Ideology and Mutuality
Will we ever feel together if moral outrage continues to spray on each others' shoes?
There is a common thread among ideas that I’ve been attempting to Marie Kondo (yes, she is now a verb) lately: any notion-set whose nutrition facts include more than 1% daily value of Vitamin M. M is for Morality; they are good, that is evil. How could you! What were they thinking!? Exclamations of mock confusion, bravado-propaganda to sow team-togetherness. In addition to failing to spark joy, morality ideologies inhabit their consumers with a sense of acidic superiority.
Yes, terrible (and a full spectrum of moderately awful) things happen and are both perpetrated & experienced by individuals and groups. However, when one’s posture toward every interaction, moment, and sentence becomes a moral posture, the possibility for global mutuality diminishes. Perhaps a person or government has recently done something horrible; immediate steps ought to be taken to remedy such things, to the degree possible. It’s an innate part of interactions between we fallible humans, and we must build suitable structures, rituals, and behaviors to respond. But when retaliation, rage, and resentment stultify into ideology and people constantly bathe themselves in these notions, destruction, erasure, and domination become imaginable and often desired.
There are so-called philosophers who claim that scapegoats and enemies are natural human constructions. There are others who argue that competition and struggle and power are essential fruits of the human experience, to be plucked by the strong, capable, and meritorious. In the face of such calls for us, them, and continuously evaluative postures, thoughtful humans must consider extending the forgiveness and understanding offered to close family and friends to those they fear or find themselves far from. One need not be a parent to forgive a tantrum. One need not be a brother to extend a hand when one appears to have been wronged. And one need not develop a razor wire morality to live harmoniously.
Where do ideology and morality seethe in our world? It’s all over the news in any medium (they had to do it, or the advertisers would have entirely deserted them). It’s evident in mass interpersonal communications (see Twitter, government press conferences & releases, and text groups). Books carry high-yield, radioactive ideological morality, as do images and video.

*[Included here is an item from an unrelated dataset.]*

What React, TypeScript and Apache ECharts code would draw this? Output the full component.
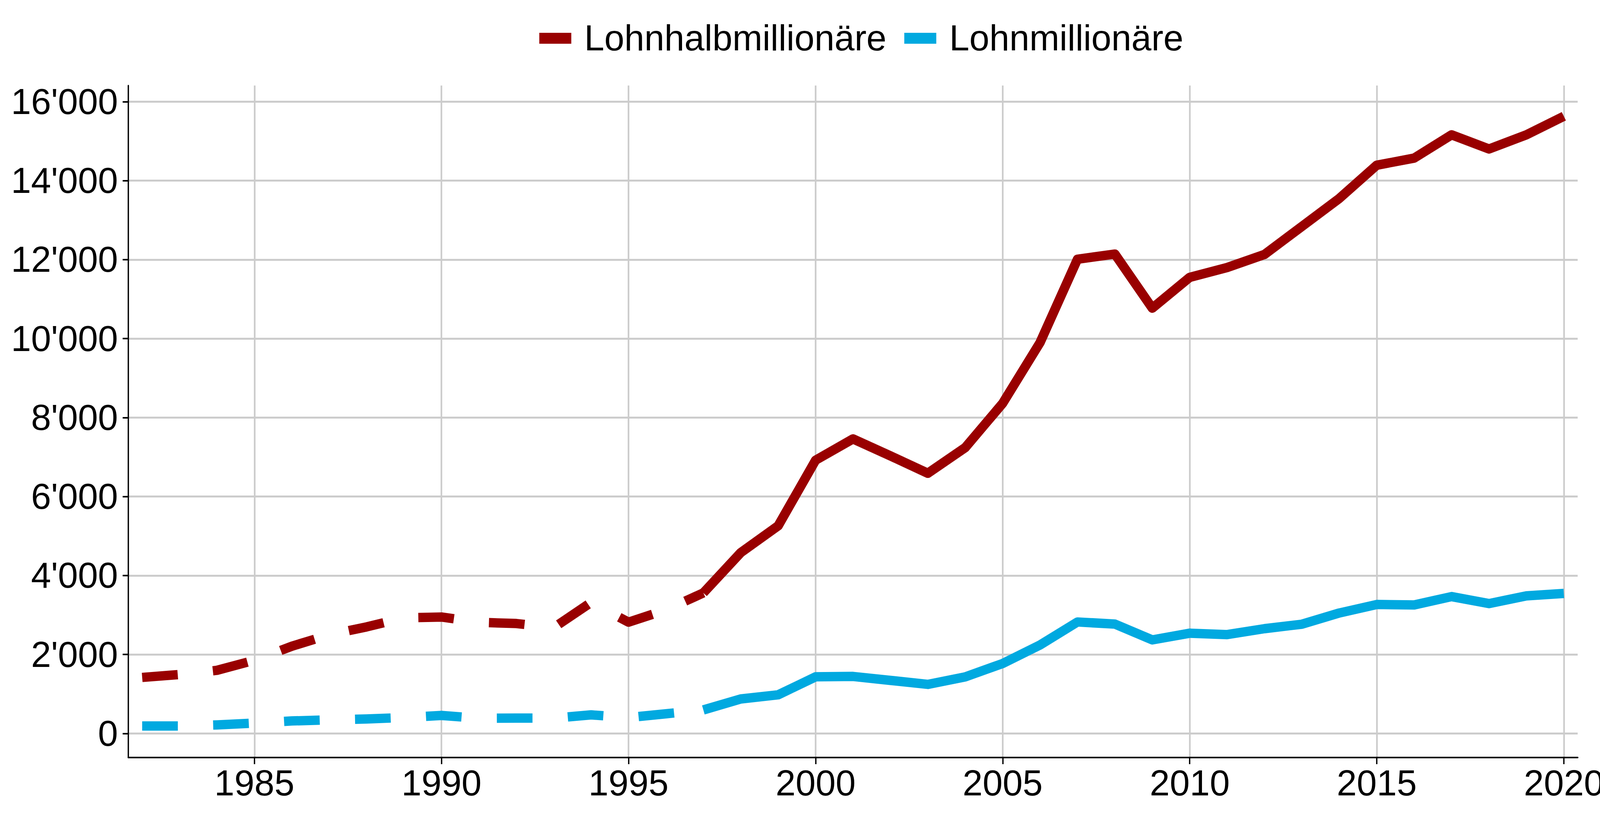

It is possible to detox. Don’t consume the above. Get in touch with the cutting edge of your present moment and the people within handshake & hug’s reach. Consider the tree in front of you carefully, with its cloud-obscured sun-afternoon backdrop and winter-dried leaves. Many have argued that controlling information and ideology inflow and becoming resistant to both is the equivalent of “burying your head in the sand”. An anti-intellectual ignorance, apparently. However, people who follow their senses and experiences, listening attentively to themselves and their immediate environments, walk in the tradition of humanity’s kindest and most thoughtful members. Imbibing moral content and developing a moral compass may not be ethically wrong, but these traditions are self- and group-destructive when one takes up permanent residence inside their compass needle.